Eight O’Five Jive
Too Many Men
Red Rudy Too Tunes
Eight O’Five Jive were the winners of the 2014 Nashville Independent Music Award for “Best Live Blues Performers”. This 12 song jump blues “operetta”, as they humorously call their debut album, is a set culled from vintage Rhythm and Blues recordings.

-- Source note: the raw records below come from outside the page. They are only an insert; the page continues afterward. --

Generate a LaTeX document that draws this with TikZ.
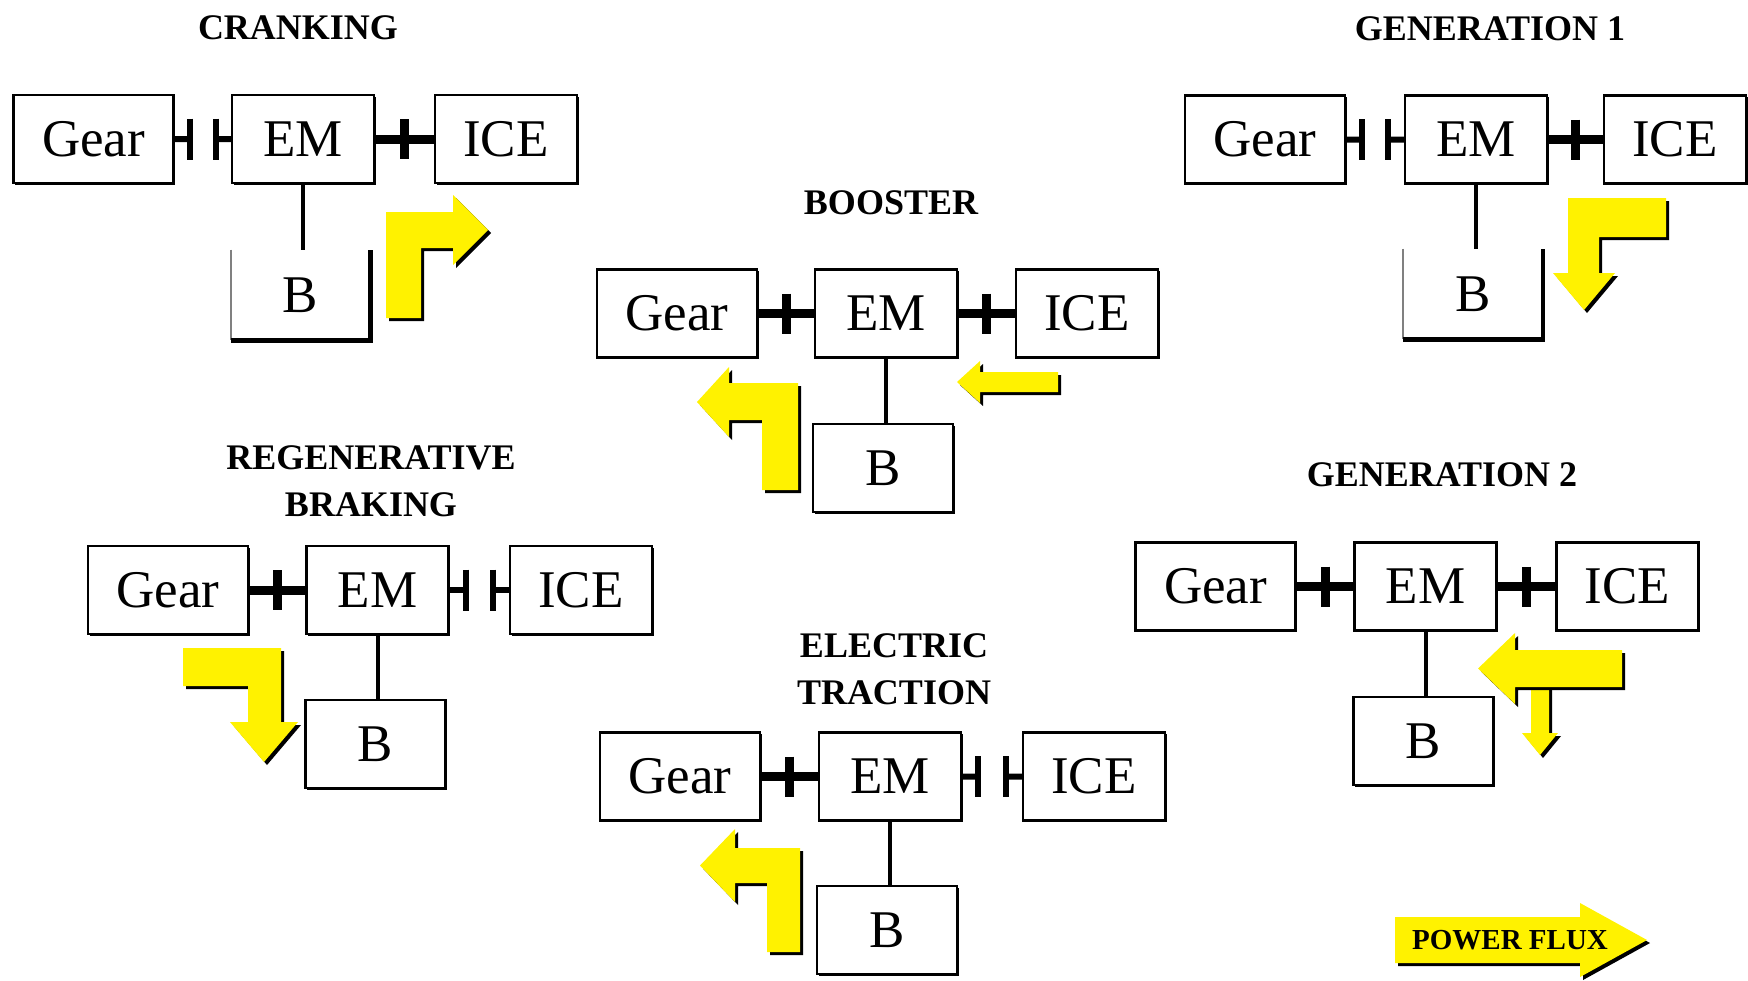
\documentclass[tikz,border=0pt]{standalone}
\usepackage{fontspec}
\setmainfont{Liberation Serif}
\usetikzlibrary{calc}
\newcommand{\clutchon}[2]{%
  \draw[shaft] (#1.east) -- (#2.west);
  \draw[cbar] ($(#1.east)!0.5!(#2.west)$) ++(0,-20) -- ++(0,40);}
\newcommand{\clutchoff}[2]{%
  \path ($(#1.east)!0.27!(#2.west)$) coordinate (cl1) ($(#1.east)!0.73!(#2.west)$) coordinate (cl2);
  \draw[stub] (#1.east) -- (cl1);
  \draw[stub] (cl2) -- (#2.west);
  \draw[obar] (cl1) ++(0,-20.5) -- ++(0,41);
  \draw[obar] (cl2) ++(0,-20.5) -- ++(0,41);}
\begin{document}
\begin{tikzpicture}[x=0.5pt,y=-0.5pt,
  box/.style={draw=black, line width=1.1pt, fill=white, inner sep=0pt, minimum height=44pt,
    font=\fontsize{26.5}{30}\selectfont,
    preaction={fill=black, transform canvas={shift={(0.9pt,-0.9pt)}}}},
  gearbox/.style={box, minimum width=80pt},
  unitbox/.style={box, minimum width=71pt},
  bbox/.style={box, minimum width=70pt},
  openb/.style={inner sep=0pt, minimum width=69.5pt, minimum height=45pt, font=\fontsize{26.5}{30}\selectfont},
  title/.style={font=\fontsize{18}{23.5}\selectfont\bfseries, align=center, inner sep=0pt},
  shaft/.style={line width=4.5pt, black},
  cbar/.style={line width=4.5pt, black},
  stub/.style={line width=3pt, black},
  obar/.style={line width=3pt, black},
  link/.style={line width=2pt, black},
  lgray/.style={line width=1.1pt, gray},
  ublack/.style={line width=2.2pt, black},
  flux/.style={fill=yellow, preaction={fill=black, transform canvas={shift={(1.5pt,-1.5pt)}}}}
]
\useasboundingbox (0,0) rectangle (1748,980);

% ---------- CRANKING ----------
\node[title] (tC) at (298,28) {CRANKING};
\node[gearbox] (cG) at (93.5,139) {Gear};
\node[unitbox] (cE) at (303,139) {EM};
\node[unitbox] (cI) at (506,139) {ICE};
\node[openb] (cB) at (300.5,295) {B};
\draw[lgray] (cB.north west) -- (cB.south west);
\draw[ublack] (cB.south west) -- (cB.south east) -- (cB.north east);
\clutchoff{cG}{cE}
\clutchon{cE}{cI}
\draw[link] (cE.south) -- (cE.south |- cB.north);
\fill[flux] (386,318) -- (386,212) -- (453,212) -- (453,195) -- (488,230) -- (453,265) -- (453,248) -- (421,248) -- (421,318) -- cycle;

% ---------- GENERATION 1 ----------
\node[title] (tG1) at (1490,29) {GENERATION 1};
\node[gearbox] (gG) at (1265,139.5) {Gear};
\node[unitbox] (gE) at (1476,139.5) {EM};
\node[unitbox] (gI) at (1675,139.5) {ICE};
\node[openb] (gB) at (1473,294) {B};
\draw[lgray] (gB.north west) -- (gB.south west);
\draw[ublack] (gB.south west) -- (gB.south east) -- (gB.north east);
\clutchoff{gG}{gE}
\clutchon{gE}{gI}
\draw[link] (gE.south) -- (gE.south |- gB.north);
\fill[flux] (1666,198) -- (1568,198) -- (1568,273) -- (1553,273) -- (1584,310) -- (1615,273) -- (1599,273) -- (1599,237) -- (1666,237) -- cycle;

% ---------- BOOSTER ----------
\node[title] (tB) at (891,203) {BOOSTER};
\node[gearbox] (bG) at (677,313.5) {Gear};
\node[unitbox] (bE) at (886,313.5) {EM};
\node[unitbox] (bI) at (1087,313.5) {ICE};
\node[bbox] (bB) at (883,468) {B};
\clutchon{bG}{bE}
\clutchon{bE}{bI}
\draw[link] (bE.south) -- (bE.south |- bB.north);
\fill[flux] (798,490) -- (798,383) -- (729,383) -- (729,367) -- (697,402) -- (729,437) -- (729,420) -- (762,420) -- (762,490) -- cycle;
\fill[flux] (1058,372) -- (980,372) -- (980,361) -- (957,382) -- (980,403) -- (980,392) -- (1058,392) -- cycle;

% ---------- REGENERATIVE BRAKING ----------
\node[title] (tR) at (371,481) {REGENERATIVE\\BRAKING};
\node[gearbox] (rG) at (168,590) {Gear};
\node[unitbox] (rE) at (377.5,590) {EM};
\node[unitbox] (rI) at (581,590) {ICE};
\node[bbox] (rB) at (375.5,744) {B};
\clutchon{rG}{rE}
\clutchoff{rE}{rI}
\draw[link] (rE.south) -- (rE.south |- rB.north);
\fill[flux] (183,648) -- (281,648) -- (281,722) -- (298,722) -- (264,762) -- (230,722) -- (248,722) -- (248,686) -- (183,686) -- cycle;

% ---------- GENERATION 2 ----------
\node[title] (tG2) at (1442,475) {GENERATION 2};
\node[gearbox] (hG) at (1215.5,586.5) {Gear};
\node[unitbox] (hE) at (1425.5,586.5) {EM};
\node[unitbox] (hI) at (1627.5,586.5) {ICE};
\node[bbox] (hB) at (1423.5,741) {B};
\clutchon{hG}{hE}
\clutchon{hE}{hI}
\draw[link] (hE.south) -- (hE.south |- hB.north);
\fill[flux] (1531,687) -- (1531,733) -- (1522,733) -- (1540,755) -- (1558,733) -- (1549,733) -- (1549,687) -- cycle;
\fill[flux] (1622,650) -- (1515,650) -- (1515,633) -- (1478,668.5) -- (1515,704) -- (1515,687) -- (1622,687) -- cycle;

% ---------- ELECTRIC TRACTION ----------
\node[title] (tE) at (894,669.5) {ELECTRIC\\TRACTION};
\node[gearbox] (eG) at (680,776.5) {Gear};
\node[unitbox] (eE) at (890,776.5) {EM};
\node[unitbox] (eI) at (1094,776.5) {ICE};
\node[bbox] (eB) at (887,930) {B};
\clutchon{eG}{eE}
\clutchoff{eE}{eI}
\draw[link] (eE.south) -- (eE.south |- eB.north);
\fill[flux] (800,952) -- (800,848) -- (735,848) -- (735,829) -- (700,865.5) -- (735,902) -- (735,883) -- (767,883) -- (767,952) -- cycle;

% ---------- LEGEND ----------
\fill[flux] (1395,917) -- (1580,917) -- (1580,903) -- (1647,940) -- (1580,977) -- (1580,963) -- (1395,963) -- cycle;
\node[font=\fontsize{14.5}{16}\selectfont\bfseries, inner sep=0pt] (pf) at (1510,940) {POWER FLUX};
\end{tikzpicture}
\end{document}
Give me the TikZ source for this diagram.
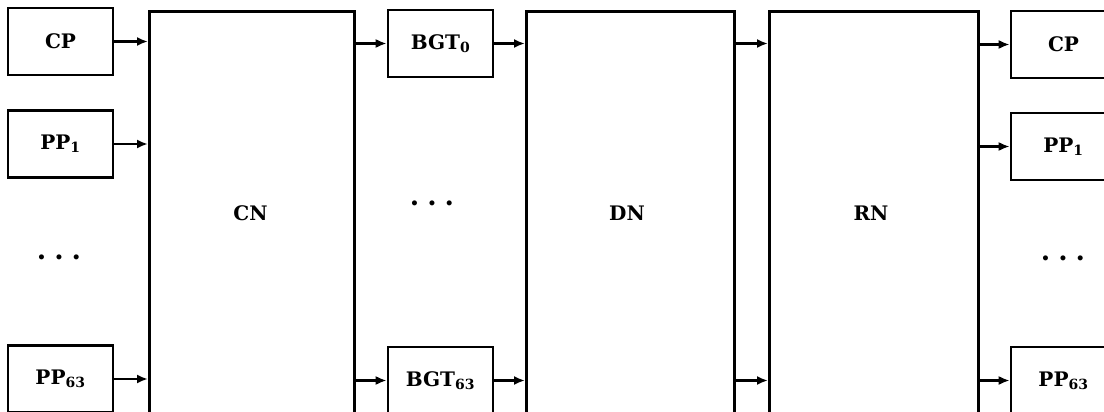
\documentclass[tikz,border=0pt]{standalone}
\usepackage{fontspec}
\setmainfont{DejaVu Serif}
\usetikzlibrary{arrows.meta}
\newcommand{\subs}[1]{\textsubscript{#1}}
\begin{document}
\begin{tikzpicture}[x=1pt,y=-1pt,
  box/.style={draw=black, line width=2.6pt, fill=none, inner sep=0pt, font=\fontsize{20}{22}\selectfont\bfseries},
  smallbox/.style={box, minimum width=105pt, minimum height=67pt},
  bigbox/.style={box, minimum width=#1, minimum height=420pt},
  lbl/.style={font=\fontsize{20}{22}\selectfont\bfseries, inner sep=0pt},
  dotsn/.style={font=\fontsize{27}{29}\selectfont\bfseries, inner sep=0pt},
  conn/.style={line width=2.2pt, -{Latex[length=11pt,width=9pt]}}]
\clip (0,0) rectangle (1104,412);
\fill[white] (0,0) rectangle (1104,412);
% left boxes
\node[smallbox] (lCP) at (60.5,41.5) {CP};
\node[smallbox] (lPP1) at (60.5,144) {PP\subs{1}};
\node[dotsn] (ldots) at (59,257) {.\hspace{8pt}.\hspace{8pt}.};
\node[smallbox] (lPP63) at (60.5,379) {PP\subs{63}};
% big boxes
\node[bigbox=205pt, anchor=north west] (CN) at (148,10) {};
\node[lbl] (CNl) at (250.5,213) {CN};
\node[bigbox=208pt, anchor=north west] (DN) at (525,10) {};
\node[lbl] (DNl) at (627,213) {DN};
\node[bigbox=209pt, anchor=north west] (RN) at (768,10) {};
\node[lbl] (RNl) at (871,213) {RN};
% middle boxes
\node[smallbox] (BGT0) at (440.5,43.5) {BGT\subs{0}};
\node[dotsn] (mdots) at (432,203) {.\hspace{8pt}.\hspace{8pt}.};
\node[smallbox] (BGT63) at (440.5,380.5) {BGT\subs{63}};
% right boxes
\node[smallbox] (rCP) at (1063.5,44.5) {CP};
\node[smallbox] (rPP1) at (1063.5,146.5) {PP\subs{1}};
\node[dotsn] (rdots) at (1063,258) {.\hspace{8pt}.\hspace{8pt}.};
\node[smallbox] (rPP63) at (1063.5,380.5) {PP\subs{63}};
% connectors
\draw[conn] (lCP.east) -- (lCP.east -| CN.west);
\draw[conn] (lPP1.east) -- (lPP1.east -| CN.west);
\draw[conn] (lPP63.east) -- (lPP63.east -| CN.west);
\draw[conn] (CN.east |- BGT0.west) -- (BGT0.west);
\draw[conn] (CN.east |- BGT63.west) -- (BGT63.west);
\draw[conn] (BGT0.east) -- (BGT0.east -| DN.west);
\draw[conn] (BGT63.east) -- (BGT63.east -| DN.west);
\draw[conn] (DN.east |- BGT0.east) -- (RN.west |- BGT0.east);
\draw[conn] (DN.east |- BGT63.east) -- (RN.west |- BGT63.east);
\draw[conn] (RN.east |- rCP.west) -- (rCP.west);
\draw[conn] (RN.east |- rPP1.west) -- (rPP1.west);
\draw[conn] (RN.east |- rPP63.west) -- (rPP63.west);
\end{tikzpicture}
\end{document}
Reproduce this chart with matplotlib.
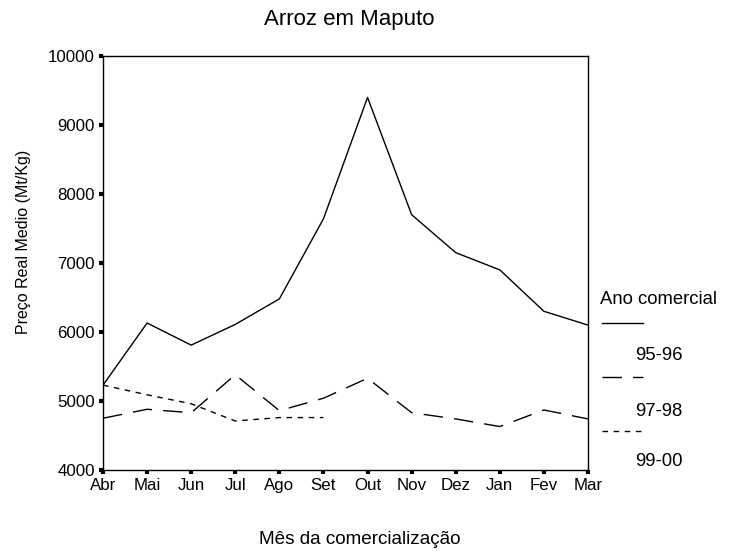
import matplotlib
matplotlib.use("Agg")
import matplotlib.pyplot as plt
from matplotlib.lines import Line2D

plt.rcParams['font.family'] = ['Liberation Sans', 'DejaVu Sans']

meses = ["Abr", "Mai", "Jun", "Jul", "Ago", "Set", "Out", "Nov", "Dez", "Jan", "Fev", "Mar"]
anos = ["95-96", "97-98", "99-00"]
preco_9596 = [5230, 6130, 5810, 6110, 6480, 7640, 9400, 7700, 7150, 6900, 6300, 6100]
preco_9798 = [4750, 4880, 4830, 5380, 4860, 5040, 5330, 4830, 4740, 4630, 4870, 4740]
preco_9900 = [5230, 5090, 4960, 4710, 4760, 4760]
yticks = [4000, 5000, 6000, 7000, 8000, 9000, 10000]

estilos = ["-", (0, (14, 8)), (0, (4, 4))]
series = [preco_9596, preco_9798, preco_9900]

fig = plt.figure(figsize=(7.33, 5.53), dpi=100)
ax = fig.add_axes([103 / 733, 1 - 470 / 553, 485 / 733, 414 / 553])

for valores, ls in zip(series, estilos):
    ax.plot(range(len(valores)), valores, color="black", linewidth=1.0, linestyle=ls)

ax.set_xlim(0, len(meses) - 1)
ax.set_ylim(yticks[0], yticks[-1])
ax.set_xticks(range(len(meses)))
ax.set_xticklabels(meses)
ax.set_yticks(yticks)
ax.tick_params(axis="both", labelsize=12.2, length=3, width=3, direction="out", pad=3)
for s in ax.spines.values():
    s.set_linewidth(1.0)

fig.text(349 / 733, 1 - 20 / 553, "Arroz em Maputo", ha="center", va="center", fontsize=16)
fig.text(360 / 733, 1 - 540 / 553, "Mês da comercialização", ha="center", va="center", fontsize=13.6)
fig.text(24 / 733, 1 - 242 / 553, "Preço Real Medio (Mt/Kg)", ha="center", va="center",
         rotation=90, fontsize=11.5)

# legenda manual: linha por baixo do titulo, rotulo por baixo da linha
fig.text(600 / 733, 1 - 300 / 553, "Ano comercial", ha="left", va="center", fontsize=13.3)
y_linhas = [323, 377, 431]
y_rotulos = [356, 411, 461]
for ano, ls, yl, yr in zip(anos, estilos, y_linhas, y_rotulos):
    fig.add_artist(Line2D([602 / 733, 643 / 733], [1 - yl / 553, 1 - yl / 553],
                          color="black", linewidth=1.0, linestyle=ls))
    fig.text(635 / 733, 1 - yr / 553, ano, ha="left", va="center", fontsize=13.3)

fig.savefig("out.png", dpi=100)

The band is led by vocalist Lee Shropshire. Nashville deejay Pete Wilson says her “impeccable diction…her tone colors pull nuance and implications out of the lyrics. Her phrasing is imaginative and rhythmically hip.”Rounding out the “Jive” are Andy Scheinman, guitar and background vocals; Patrick Mosser, sax and background vocals; Bill Bois, bass and background vocals; and Duane Spencer, cocktail drums and background vocals. Just what are cocktail drums?
The band is fully “charged up” by the era and by the songs. The “Jive” open with “I’ve Got A Feelin” which was recorded by Big Maybelle in 1953. Instead of just recreating the song they inject it with a ska beat and the result is fabulous.
The rest of their songs are equally interesting. “Have Mercy Baby” was first released in 1952. It was sung by The Dominoes led by singer Clyde McPhatter and it reached number one on the R&B chart. “Baby I’m Doin’ It” was a hit for Annisteen Allen in 1953.
Peggy Lee was not only a great singer but also a lyricist. She co-wrote and recorded “You Was Right Baby” in 1944. “Kissing in The Dark” was written and sung by Memphis Minnie in 1953. “Market Place” was a single recorded and released by Etta James in 1957.
“Feed Them Monkeys” is from banjoist Susie Monick. In 1970 Monick was a member of the first all-female bluegrass band the “Buffalo Gals”.
Crazy humor was a big part of the jump blues of this era. “Drunk” was a 1953 hit single for Jimmy Liggins. It was released on the Specialty label. “Insect Ball” was recorded by Big Jay McNeely in 1955.
There are also three new songs. The title track “Too Many Men” was written by Joss Stone. The other two are originals from our new diva “Lady” Lee Shropshire who has totally absorbed the essence of this era; “Misery Loves Company” and the absolutely hilarious “Young Enough to Be My Son”.
This band is much more than jump blues revivalists as Scheinman, Mosser, Bois, and Spencer nail each and every tune. They along with vocalist Shropshire are deserving of a little fuss. Get with Eight O’ Five Jive.